Divine, together with colleague Lasse Mørk Olsen, a researcher at the University of Bergen, is onboard to study sea ice ridges as part of a Norwegian Research Council funded project HAVOC led by the Norwegian Polar Institute with a team from several other Norwegian institutes, that is specifically examining the role of sea ice ridges, which forms when ice floes collide with each other and pile of blocks of ice on top of each other. They are one of least studied parts of the Arctic ice pack.  HAVOC’s mission is to better understand the role of sea ice ridges on physics and ecology in the Arctic Ocean. Nowadays most of the thinner sea ice melts in summer and only the thickest parts, the ridges, survive the summer melt. Divine and Olsen are the first pair of scientists part of the HAVOC project to be onboard Polarstern, four more will join the expedition in the period from June to September.

“Being able to do observations over a full year in the Arctic pack ice is unprecedented, at least to the ambition level of the MOSAiC project, it is just an Arctic scientists dream!”, says HAVOC project leader Mats Granskog from the Norwegian Polar Institute.
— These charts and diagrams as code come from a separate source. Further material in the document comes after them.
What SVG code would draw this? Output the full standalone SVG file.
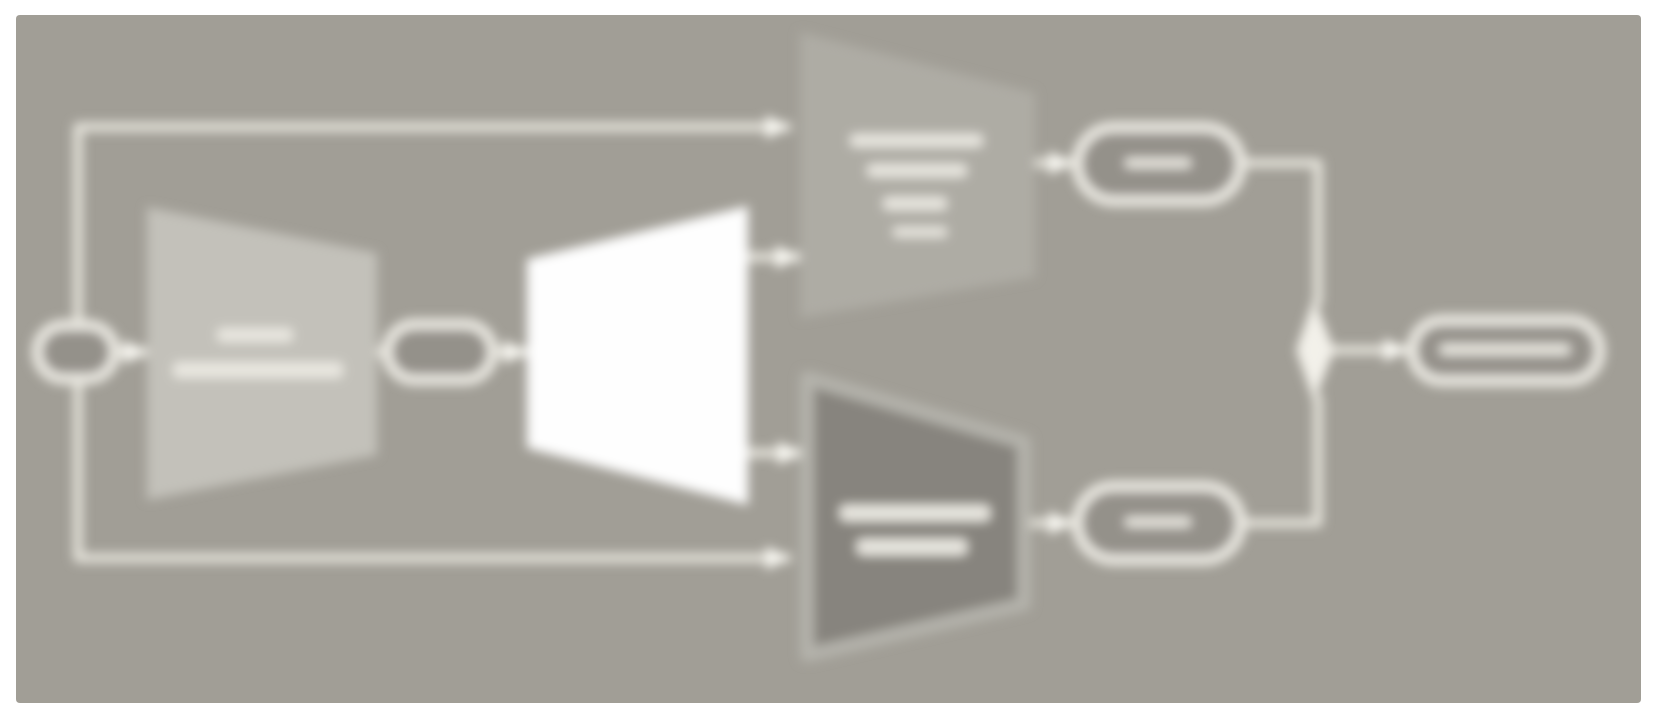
<svg xmlns="http://www.w3.org/2000/svg" width="1656" height="720" viewBox="0 0 1656 720">
  <defs>
    <style>
      .wire { fill: none; stroke: #e6e4dc; stroke-width: 9; stroke-linejoin: round; stroke-linecap: round; }
      .pill { fill: #94918a; stroke: #ebe9e2; stroke-width: 11; }
      .bar { fill: #e9e7e0; }
    </style>
    <marker id="arr" viewBox="0 0 10 10" refX="9" refY="5" markerWidth="2.6" markerHeight="2.6" orient="auto" markerUnits="strokeWidth">
      <path d="M0,0 L10,5 L0,10 z" fill="#fbfaf4"/>
    </marker>
    <filter id="soft" x="-5%" y="-5%" width="110%" height="110%">
      <feGaussianBlur stdDeviation="5.5"/>
    </filter>
  </defs>
  <rect width="1656" height="720" fill="#ffffff"/>
  <rect x="16" y="15" width="1625" height="688" rx="4" fill="#a19e96"/>
  <g filter="url(#soft)">
    <g id="connectors">
      <path class="wire" d="M78,323 L78,127 L787,127" marker-end="url(#arr)"/>
      <path class="wire" d="M78,381 L78,558 L787,558" marker-end="url(#arr)"/>
      <path class="wire" d="M117,352 L145,352" marker-end="url(#arr)"/>
      <path class="wire" d="M377,352 L384,352"/>
      <path class="wire" d="M495,352 L525,352" marker-end="url(#arr)"/>
      <path class="wire" d="M748,257 L797,257" marker-end="url(#arr)"/>
      <path class="wire" d="M748,453 L799,453" marker-end="url(#arr)"/>
      <path class="wire" d="M1035,163 L1070,163" marker-end="url(#arr)"/>
      <path class="wire" d="M1030,523 L1070,523" marker-end="url(#arr)"/>
      <path class="wire" d="M1243,163 L1318,163 L1318,302"/>
      <path class="wire" d="M1243,523 L1318,523 L1318,398"/>
      <path class="wire" d="M1332,350 L1405,350" marker-end="url(#arr)"/>
    </g>
    <g id="input">
      <rect class="pill" x="37" y="325" width="78" height="54" rx="27"/>
    </g>
    <g id="encoder">
      <polygon points="147,207 377,253 377,455 147,500" fill="#c3c1ba"/>
      <rect class="bar" x="217" y="328" width="76" height="14" rx="5"/>
      <rect class="bar" x="173" y="362" width="170" height="16" rx="5"/>
    </g>
    <g id="latent">
      <rect class="pill" x="387" y="324" width="106" height="56" rx="28"/>
    </g>
    <g id="decoder">
      <polygon points="527,259 748,206 748,505 527,448" fill="#fefefe"/>
    </g>
    <g id="head-top">
      <polygon points="800,32 1035,93 1035,277 800,318" fill="#aeaca4"/>
      <rect class="bar" x="850" y="134" width="133" height="13" rx="5"/>
      <rect class="bar" x="867" y="164" width="100" height="13" rx="5"/>
      <rect class="bar" x="883" y="197" width="64" height="13" rx="5"/>
      <rect class="bar" x="893" y="227" width="54" height="10" rx="4"/>
    </g>
    <g id="head-bottom">
      <polygon points="807,378 1024,442 1024,604 807,655" fill="#87847e" stroke="#b4b2ab" stroke-width="14" stroke-linejoin="round"/>
      <rect class="bar" x="840" y="505" width="150" height="16" rx="5"/>
      <rect class="bar" x="857" y="539" width="110" height="16" rx="5"/>
    </g>
    <g id="out-top">
      <rect class="pill" x="1077" y="127" width="164" height="74" rx="37"/>
      <rect class="bar" x="1125" y="158" width="66" height="10" rx="4"/>
    </g>
    <g id="out-bottom">
      <rect class="pill" x="1077" y="486" width="164" height="74" rx="37"/>
      <rect class="bar" x="1125" y="517" width="66" height="10" rx="4"/>
    </g>
    <g id="merge">
      <polygon points="1314,298 1334,350 1314,402 1296,350" fill="#f3f1ea"/>
    </g>
    <g id="output">
      <rect class="pill" x="1412" y="320" width="188" height="61" rx="30"/>
      <rect class="bar" x="1440" y="344" width="130" height="11" rx="4"/>
    </g>
  </g>
</svg>
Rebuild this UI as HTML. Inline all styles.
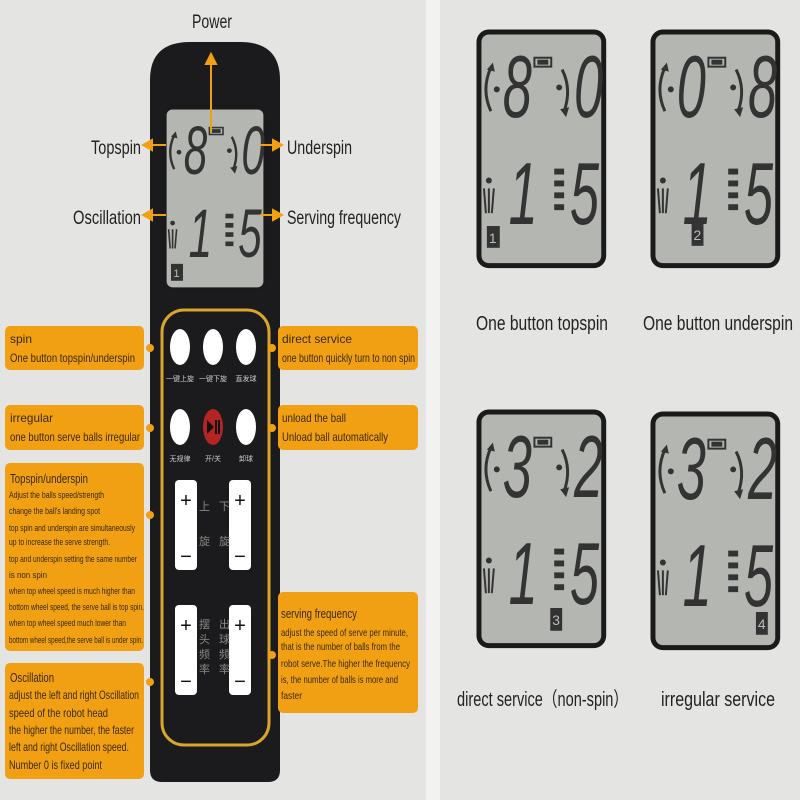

He is closely following the progress of the work remotely from his office in Tromsø.

“Although Polarstern is so far away isolated in the ice near the North Pole, todays satellite communication makes it possible to be in touch with people on Polarstern on a daily basis, quite unlike in Nansen’s days”, tells Granskog. “I am probably more anxious here back at the home-base, than Dmitry and Lasse who are too busy working to care. They are really facing tough conditions, where both humans and the scientific equipment are put to the test. Kudos to them and their colleagues onboard”.

Divine tells that “on a day when the temperature rose to -18C it felt like summer”. That tells a bit about the conditions out on the ice. Temperatures typically drop below -30C, and with wind chill it is often very cold.

Divine with colleagues after successfully deploying one of the instruments of the HAVOC project in the ice a few kilometres away from Polarstern. Photo: Polona Itkin / UiT- the Arctic university of Norway.

When working in such conditions safety comes first. The cold and dark make things difficult, and one has to be really careful to not get frost bites. Even the simplest thing can become very time consuming. And not only that, also polar bears roam on the ice, and one must keep watch for them too. Anytime there are people on the ice, there are polar bear guards on the ice and watches onboard the ship, to look out for bears. Neither is the sea ice very stable, moving around with the winds and ocean currents creating trouble to keep instruments safe on the ice. Especially at the start of the expedition, when the ice was thin after the summers melt, cracks in the ice and formation of ridges where nearly a everyday thing.

Only in the last weeks there as been signs that the sun is on its way back, with some twilight in the horizon. Bringing promise of some brighter times ahead. And soon the return trip back to Tromsø will begin, but it is unknown how long the return trip will take through the ice that has now grown thicker during the cold winter months.